Of all the musicians in the Bible, King David would have to be the most famous. His reign brought cultural renaissance to Israel.
Josephus wrote: “And now David being freed from wars and dangers, and enjoying for the future a profound peace, composed songs and hymns to God …. He also made instruments of music, and taught the Levites to sings hymns to God, both on that called the Sabbath day, and on other festivals” (Antiquities of the Jews, 7.12.3).
David was not just prolific after having been “freed from wars and dangers.” A handful of psalms contain title text, or subtitles, that show he was composing them during tumultuous times—even when on the run from his predecessor, King Saul.
Though the psalms are not written in chronological order narratively, we can “harmonize” them with the events catalogued in the book of Samuel. These psalms add color to the historical tapestry of David’s time on the run.
We could call these “the psalms of the fugitive.” They shed light on David’s time before he officially began serving as Israel’s monarch and show what was in his heart—and how he used poetry and song in a unique and masterful way.
1 Samuel 18 reveals King Saul’s jealousy of young David and the events that initiated David’s fugitive years. Verses 6-9 describe how Saul was envious of David’s military prowess and exploits. Later in the chapter, Saul puts David in charge of a battle he was sure to lose. But his plan backfired: David not only emerged victorious, he was given Michal, Saul’s daughter, as a reward. This infuriated King Saul, who became “David’s enemy continually” (verse 29).

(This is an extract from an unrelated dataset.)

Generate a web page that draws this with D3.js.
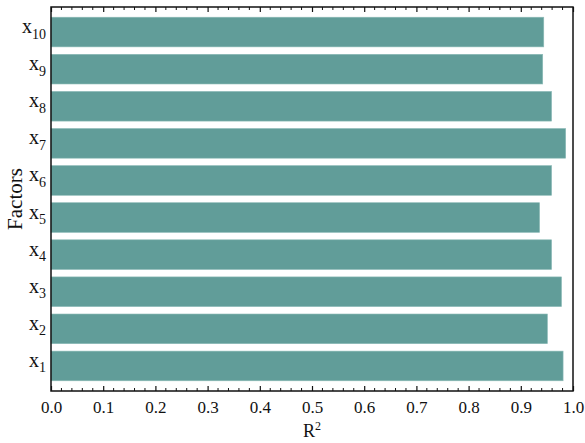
<!DOCTYPE html>
<html>
<head>
<meta charset="utf-8">
<script src="https://cdn.jsdelivr.net/npm/d3@7"></script>
<style>
  html, body { margin: 0; padding: 0; background: #fff; }
  svg { display: block; }
  text { font-family: "Liberation Serif", "Times New Roman", serif; fill: #111; }
</style>
</head>
<body>
<svg id="chart" width="585" height="443"></svg>
<script>
// Factor indices (x1 ... x10) and their R² values
const factors = [1, 2, 3, 4, 5, 6, 7, 8, 9, 10];
const r2 = [0.981, 0.951, 0.978, 0.959, 0.936, 0.959, 0.986, 0.959, 0.942, 0.944];
const xTicks = [0.0, 0.1, 0.2, 0.3, 0.4, 0.5, 0.6, 0.7, 0.8, 0.9, 1.0];

const W = 585, H = 443;
const m = { left: 51, right: 12, top: 7, bottom: 52 };
const x0 = m.left, x1 = W - m.right, y0 = m.top, y1 = H - m.bottom;

const svg = d3.select("#chart");

const x = d3.scaleLinear().domain([0, 1]).range([x0, x1]);
// x10 at the top, x1 at the bottom
const y = d3.scaleBand()
  .domain(factors.slice().reverse())
  .range([y0, y1])
  .paddingInner(0.2)
  .paddingOuter(0.275);

const data = factors.map((f, i) => ({ f, v: r2[i] }));

// Bars
svg.append("g")
  .selectAll("rect")
  .data(data)
  .join("rect")
  .attr("x", x(0))
  .attr("y", d => y(d.f))
  .attr("width", d => x(d.v) - x(0))
  .attr("height", y.bandwidth())
  .attr("fill", "#619d99")
  .attr("stroke", "#8dbbb7")
  .attr("stroke-width", 0.6);

// Inward ticks on bottom and top edges: major every 0.1, minor every 0.02
const minor = d3.range(0, 51).map(i => i / 50).filter(v => Math.round(v * 50) % 5 !== 0);

const bottomAxis = svg.append("g").attr("transform", `translate(0,${y1})`);
bottomAxis.call(d3.axisBottom(x).tickValues(xTicks).tickSize(-5).tickFormat(d3.format(".1f")).tickPadding(10))
  .call(g => g.select(".domain").remove())
  .call(g => g.selectAll("line").attr("stroke", "#111").attr("stroke-width", 1.2))
  .call(g => g.selectAll("text").attr("font-size", 17).attr("font-family", "Liberation Serif").attr("fill", "#111"));
bottomAxis.selectAll(".minor").data(minor).join("line")
  .attr("class", "minor")
  .attr("x1", d => x(d)).attr("x2", d => x(d))
  .attr("y1", 0).attr("y2", -3)
  .attr("stroke", "#111").attr("stroke-width", 1);

const topAxis = svg.append("g").attr("transform", `translate(0,${y0})`);
topAxis.call(d3.axisTop(x).tickValues(xTicks).tickSize(-5).tickFormat(""))
  .call(g => g.select(".domain").remove())
  .call(g => g.selectAll("line").attr("stroke", "#111").attr("stroke-width", 1.2));
topAxis.selectAll(".minor").data(minor).join("line")
  .attr("class", "minor")
  .attr("x1", d => x(d)).attr("x2", d => x(d))
  .attr("y1", 0).attr("y2", 3)
  .attr("stroke", "#111").attr("stroke-width", 1);

// Frame
svg.append("rect")
  .attr("x", x0).attr("y", y0)
  .attr("width", x1 - x0).attr("height", y1 - y0)
  .attr("fill", "none").attr("stroke", "#111").attr("stroke-width", 1.5);

// Category labels with subscripts
const yl = svg.append("g").selectAll("text")
  .data(factors)
  .join("text")
  .attr("x", 46)
  .attr("y", d => y(d) + y.bandwidth() / 2 + 1)
  .attr("text-anchor", "end")
  .attr("font-size", 20);
yl.append("tspan").text("x");
yl.append("tspan").attr("font-size", 14).attr("dy", 5.5).text(d => d);

// Axis titles
const xt = svg.append("text")
  .attr("x", (x0 + x1) / 2)
  .attr("y", 437)
  .attr("text-anchor", "middle")
  .attr("font-size", 18);
xt.append("tspan").text("R");
xt.append("tspan").attr("font-size", 12).attr("dy", -7).text("2");

svg.append("text")
  .attr("transform", `translate(22,${(y0 + y1) / 2}) rotate(-90)`)
  .attr("text-anchor", "middle")
  .attr("font-size", 21)
  .text("Factors");
</script>
</body>
</html>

The next chapter describes a particularly harrowing night for David: “And Saul sent messengers unto David’s house, to watch him, and to slay him in the morning; and Michal David’s wife told him, saying: ‘If thou save not thy life to-night, to-morrow thou shalt be slain.’ So Michal let David down through the window; and he went, and fled, and escaped” (1 Samuel 19:11-12).
This night is the backdrop for Psalm 59, the subtitle of which reads: “For the Leader; Al-tashheth. A Psalm of David; Michtam; when Saul sent, and they watched the house to kill him.” (It’s important to note: The translation used in Let the Stones Speak is the Jewish Publication Society. In this translation, unlike many others, Psalm subtitles are given verse numbers since they were part of the original Hebrew text. For some of our readers, verse numbers may be slightly different depending on the translation.)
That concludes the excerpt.